Да-а-а-а, юр. образование бесследно для психики не проходит.
Я ничего не теряю
Вот мама моя великий педагог. Правда, без образования. Вернее, образование-то у неё как раз есть. Хоть, можно сказать, она у меня без профессии осталась. Потому что образование у неё инженерное, что в Союзе указывало на совершенно неопределённую профессию. И к педагогике оно тоже не имеет никакого отношения. Тем не менее моя мама великий педагог. Видимо, это у неё врождённое.
Мама на всю жизнь научила меня ничего не терять. Ни ключи, ни шапки, ни перчатки, ни зонты, ни, упаси бог, документы.
Если я и теряю что-то, ключи, например, или те же документы, то только на территории квартиры.

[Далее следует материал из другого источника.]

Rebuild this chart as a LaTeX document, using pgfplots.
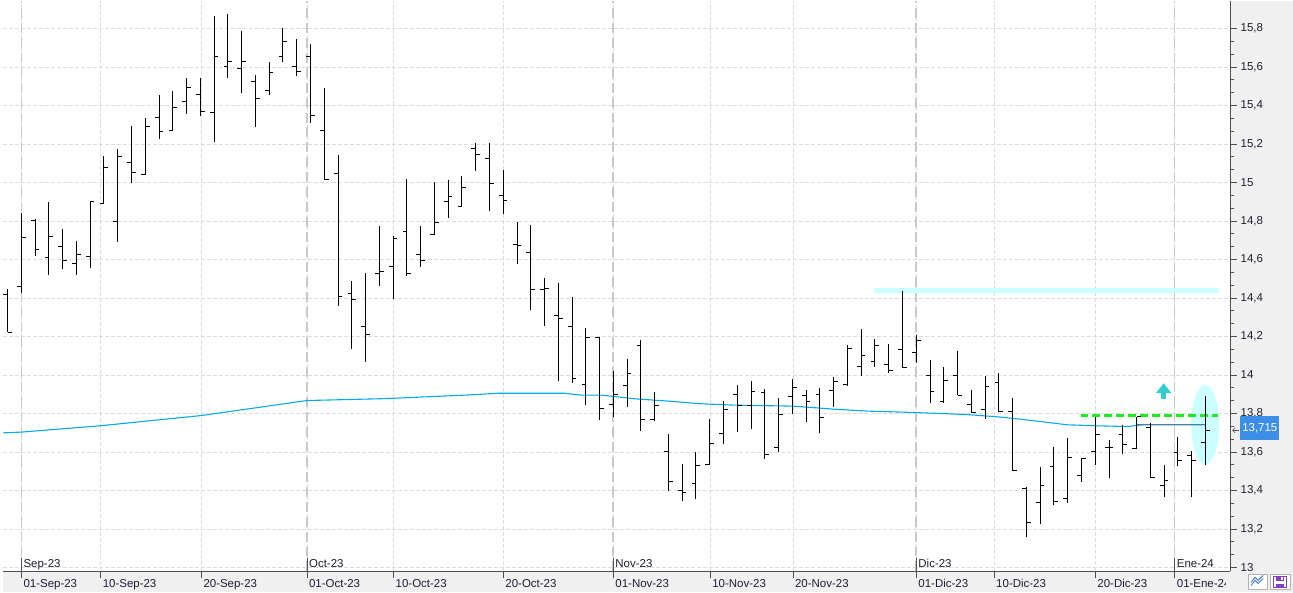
\documentclass[border=0pt]{standalone}
\usepackage{fontspec}
\setmainfont{Liberation Sans}
\usepackage{pgfplots}
\usepackage{pgfplotstable}
\pgfplotsset{compat=1.18}
\usetikzlibrary{arrows.meta}

\definecolor{gridc}{RGB}{220,220,220}
\definecolor{monthc}{RGB}{200,200,200}
\definecolor{mac}{RGB}{0,170,235}
\definecolor{bandc}{RGB}{240,240,240}
\definecolor{axc}{RGB}{80,80,80}
\definecolor{cyanl}{RGB}{204,255,255}
\definecolor{greenc}{RGB}{30,235,30}
\definecolor{arrowc}{RGB}{51,204,204}
\definecolor{boxc}{RGB}{61,142,230}
\definecolor{purp}{RGB}{128,64,192}
\definecolor{labc}{RGB}{30,30,50}
\newcommand\tfont{\fontsize{11.5}{13.8}\selectfont}

\pgfplotstableread{
i o h l c
0 14.418 14.449 14.221 14.221
1 14.461 14.841 14.424 14.714
2 14.804 14.812 14.618 14.653
3 14.610 14.897 14.520 14.721
4 14.667 14.760 14.548 14.596
5 14.579 14.695 14.520 14.626
6 14.615 14.900 14.558 14.900
7 14.890 15.135 14.890 15.077
8 14.798 15.175 14.691 15.134
9 15.103 15.291 14.997 15.051
10 15.044 15.337 15.040 15.289
11 15.336 15.457 15.225 15.263
12 15.268 15.477 15.268 15.388
13 15.420 15.545 15.355 15.491
14 15.455 15.545 15.344 15.367
15 15.362 15.866 15.209 15.652
16 15.605 15.877 15.541 15.626
17 15.590 15.788 15.463 15.631
18 15.524 15.560 15.287 15.434
19 15.476 15.628 15.453 15.569
20 15.652 15.804 15.624 15.735
21 15.600 15.747 15.552 15.574
22 15.652 15.718 15.308 15.348
23 15.268 15.491 15.016 15.018
24 15.046 15.144 14.359 14.410
25 14.424 14.487 14.136 14.392
26 14.252 14.529 14.069 14.211
27 14.527 14.772 14.463 14.538
28 14.563 14.721 14.392 14.709
29 14.746 15.020 14.512 14.525
30 14.626 14.772 14.561 14.595
31 14.729 15.000 14.729 14.792
32 14.900 15.011 14.816 14.926
33 14.875 15.032 14.875 14.973
34 15.175 15.206 15.059 15.144
35 15.123 15.206 14.852 14.994
36 14.932 15.063 14.836 14.906
37 14.678 14.793 14.577 14.672
38 14.636 14.781 14.337 14.444
39 14.444 14.503 14.256 14.451
40 14.310 14.477 13.971 14.294
41 14.252 14.403 13.960 13.979
42 13.952 14.244 13.845 14.196
43 14.196 14.196 13.767 13.825
44 13.846 14.019 13.779 13.900
45 13.947 14.083 13.836 14.009
46 14.154 14.181 13.711 13.768
47 13.768 13.910 13.763 13.843
48 13.604 13.694 13.395 13.444
49 13.399 13.539 13.343 13.387
50 13.438 13.601 13.354 13.532
51 13.537 13.772 13.537 13.646
52 13.698 13.865 13.639 13.822
53 13.900 13.948 13.706 13.839
54 13.839 13.969 13.717 13.915
55 13.910 13.927 13.561 13.589
56 13.625 13.881 13.602 13.796
57 13.889 13.979 13.799 13.936
58 13.894 13.922 13.758 13.863
59 13.900 13.933 13.696 13.781
60 13.921 13.988 13.836 13.967
61 13.952 14.154 13.941 14.138
62 14.045 14.237 13.996 14.102
63 14.071 14.185 14.043 14.154
64 14.056 14.159 14.012 14.024
65 14.133 14.437 14.040 14.040
66 14.118 14.206 14.064 14.180
67 13.998 14.078 13.856 13.915
68 13.860 14.040 13.856 13.972
69 13.998 14.124 13.895 13.895
70 13.848 13.921 13.801 13.807
71 13.819 13.995 13.770 13.941
72 13.962 14.009 13.807 13.812
73 13.812 13.881 13.501 13.501
74 13.411 13.416 13.159 13.231
75 13.335 13.522 13.224 13.428
76 13.522 13.627 13.322 13.345
77 13.357 13.672 13.335 13.573
78 13.475 13.568 13.444 13.568
79 13.604 13.784 13.533 13.689
80 13.621 13.663 13.462 13.621
81 13.693 13.741 13.589 13.637
82 13.618 13.784 13.616 13.784
83 13.729 13.750 13.468 13.468
84 13.428 13.533 13.366 13.450
85 13.596 13.677 13.525 13.553
86 13.579 13.604 13.364 13.558
87 13.651 13.888 13.533 13.713
}\ohlc

\pgfplotstableread{
x y
-0.326 13.699
1.00 13.703
6.75 13.736
14.07 13.789
21.74 13.867
27.45 13.877
33.49 13.896
35.67 13.905
40.38 13.905
41.70 13.895
43.15 13.895
45.57 13.876
47.99 13.864
50.40 13.850
52.81 13.843
57.04 13.838
60.06 13.822
62.48 13.812
64.89 13.807
67.30 13.801
69.72 13.794
72.14 13.781
74.55 13.762
76.97 13.741
79.00 13.736
81.32 13.732
82.52 13.741
86.94 13.741
}\matab

\begin{document}
\begin{tikzpicture}[x=1pt,y=1pt]
\begin{axis}[
  set layers,
  scale only axis, width=1230pt, height=572pt,
  xmin=-0.326, xmax=88.80, ymin=12.979, ymax=15.944,
  clip=false,
  axis x line*=bottom, axis y line*=right,
  axis line style={axc, line width=0.8pt, -},
  tick align=outside,
  major tick length=7pt, minor tick length=4pt,
  tick style={axc, line width=0.8pt},
  ytick={13,13.2,13.4,13.6,13.8,14,14.2,14.4,14.6,14.8,15,15.2,15.4,15.6,15.8},
  minor y tick num=2,
  /pgf/number format/assume math mode=true,
  yticklabel style={/pgf/number format/.cd, use comma, fixed, precision=1, /tikz/.cd, anchor=west},
  xtick={1.0,6.754,14.07,21.74,28.03,36.0,43.99,51.03,57.04,66.0,71.65,79.0,84.77},
  xticklabels={01-Sep-23,10-Sep-23,20-Sep-23,01-Oct-23,10-Oct-23,20-Oct-23,01-Nov-23,10-Nov-23,20-Nov-23,01-Dic-23,10-Dic-23,20-Dic-23,01-Ene-24},
  xticklabel style={anchor=north west, inner sep=0pt, xshift=2pt, yshift=-1pt},
  tick label style={font=\tfont, text=labc},
  xmajorgrids, ymajorgrids,
  major grid style={gridc, dash pattern=on 4pt off 2pt, line width=0.8pt},
]
% panels
\begin{pgfonlayer}{axis background}
\fill[bandc] ([yshift=-21pt]rel axis cs:0,0) rectangle ([xshift=63pt]rel axis cs:1,0);
\fill[bandc] (rel axis cs:1,0) rectangle ([xshift=63pt]rel axis cs:1,1);
\coordinate (br) at (rel axis cs:1,0);
\end{pgfonlayer}
% month gridlines
\pgfplotsinvokeforeach{1.0,21.74,43.99,66.0,84.77}{
  \draw[monthc, line width=1.6pt, dash pattern=on 10pt off 5pt] (axis cs:#1,12.979) -- (axis cs:#1,15.944);
  \draw[axc, line width=0.8pt] (axis cs:#1,12.979) -- ([yshift=13pt]axis cs:#1,12.979);
}
\node[anchor=base west, font=\tfont, text=labc, inner sep=0pt, xshift=2pt, yshift=4pt] at (axis cs:1.0,12.979) {Sep-23};
\node[anchor=base west, font=\tfont, text=labc, inner sep=0pt, xshift=2pt, yshift=4pt] at (axis cs:21.74,12.979) {Oct-23};
\node[anchor=base west, font=\tfont, text=labc, inner sep=0pt, xshift=2pt, yshift=4pt] at (axis cs:43.99,12.979) {Nov-23};
\node[anchor=base west, font=\tfont, text=labc, inner sep=0pt, xshift=2pt, yshift=4pt] at (axis cs:66.0,12.979) {Dic-23};
\node[anchor=base west, font=\tfont, text=labc, inner sep=0pt, xshift=2pt, yshift=4pt] at (axis cs:84.77,12.979) {Ene-24};

% highlight ellipse
\fill[cyanl] (axis cs:86.99,13.741) ellipse [x radius=14pt, y radius=40pt];
% resistance band
\addplot[cyanl, line width=5pt, forget plot] coordinates {(62.96,14.437) (87.96,14.437)};
% moving average
\addplot[mac, line width=1.1pt, forget plot] table[x=x, y=y] {\matab};
\addplot[color={rgb,255:red,90;green,120;blue,150}, line width=0.8pt, forget plot] coordinates {(82.0,13.741) (86.94,13.741)};
% green dashed level
\addplot[greenc, line width=3pt, dash pattern=on 8pt off 4pt, forget plot] coordinates {(77.93,13.788) (87.91,13.788)};
% arrow
\draw[arrowc, line width=5pt, -{Triangle[width=15pt, length=10pt]}] (axis cs:83.97,13.877) -- (axis cs:83.97,13.957);

% OHLC bars
\addplot[draw=none, mark=none, forget plot, error bars/.cd, y dir=plus, y explicit, error mark=none,
  error bar style={draw=black, solid, line width=1pt}]
  table[x=i, y=l, y error plus expr=\thisrow{h}-\thisrow{l}] {\ohlc};
\addplot[draw=none, mark=none, forget plot, error bars/.cd, x dir=minus, x fixed=0.31, error mark=none,
  error bar style={draw=black, solid, line width=1pt}]
  table[x=i, y=o] {\ohlc};
\addplot[draw=none, mark=none, forget plot, error bars/.cd, x dir=plus, x fixed=0.31, error mark=none,
  error bar style={draw=black, solid, line width=1pt}]
  table[x=i, y=c] {\ohlc};

% last price box
\node[fill=boxc, text=white, font=\tfont, inner sep=0pt, minimum width=39pt, minimum height=24pt, anchor=west, xshift=10pt] at (axis cs:88.80,13.725) {13,715};
\draw[axc, line width=0.6pt, -{Straight Barb[length=2.5pt,width=5pt]}] ([xshift=9pt]axis cs:88.80,13.712) -- ([xshift=2pt]axis cs:88.80,13.712);
\end{axis}
\begin{scope}[shift={([xshift=-1230pt,yshift=-21pt]br)}]
% cover overflow of last date label
\fill[bandc] (1225.5,0) rectangle (1293,20.5);
% icons
\draw[gray!60, fill=white, line width=0.6pt] (1248,3) rectangle (1267,18);
\draw[color={rgb,255:red,60;green,120;blue,200}, line width=0.9pt] (1251,7) -- (1255,12) -- (1258,9) -- (1263,14);
\draw[color={rgb,255:red,60;green,120;blue,200}, line width=0.9pt] (1251,10) -- (1255,15) -- (1258,12) -- (1263,17);
\draw[gray!60, fill=white, line width=0.6pt] (1270,3) rectangle (1290,18);
\draw[purp, line width=1.6pt] (1273.5,5) rectangle (1286.5,16);
\fill[purp] (1276,11) rectangle (1284,16);
\fill[white] (1281,12.5) rectangle (1283,15);
\fill[purp] (1276,5) rectangle (1284,8.5);
\end{scope}
\end{tikzpicture}
\end{document}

Могу положить их в надёжное место. И забыть.
Нахождение этого надёжного места я могу забыть. Потом ищу. Иногда долго.
Но я спокойна потому что вещь-то дома. Она не потеряна. И даже не забыта, поскольку я о ней помню и периодически лихорадочно ищу.
«А может, я в ту коробочку с цветочками ключи положила, которая у меня на полочке в письменном столе за шкатулочкой стоит? вдруг среди ночи осеняет меня. Точно! Где ж ещё? Уже всё обсмотрела. И там смотрела. Но, наверное, невнимательно. Потому и не заметила. Точно! Там!» лежу и думаю я до утра.
(Нет чтобы встать и посмотреть, успокоиться уже и спать дальше. Нет, надо верить, что заснёшь. А утром посмотришь. А ключи там. Но мысли спать не дают. Ты их всё думаешь. И думаешь. И думаешь. И всё равно не спишь. Но и встать это ж свет включать, это ж резь в глазах, это ж совсем сон разгонит)
И так до утра.
А утром первым делом к коробочке с цветочками нырк! Нет. Не там.
И роешь надёжные места всё утро по кругу, начиная со шкатулочки И в такое утро точно опоздаешь. Проверено.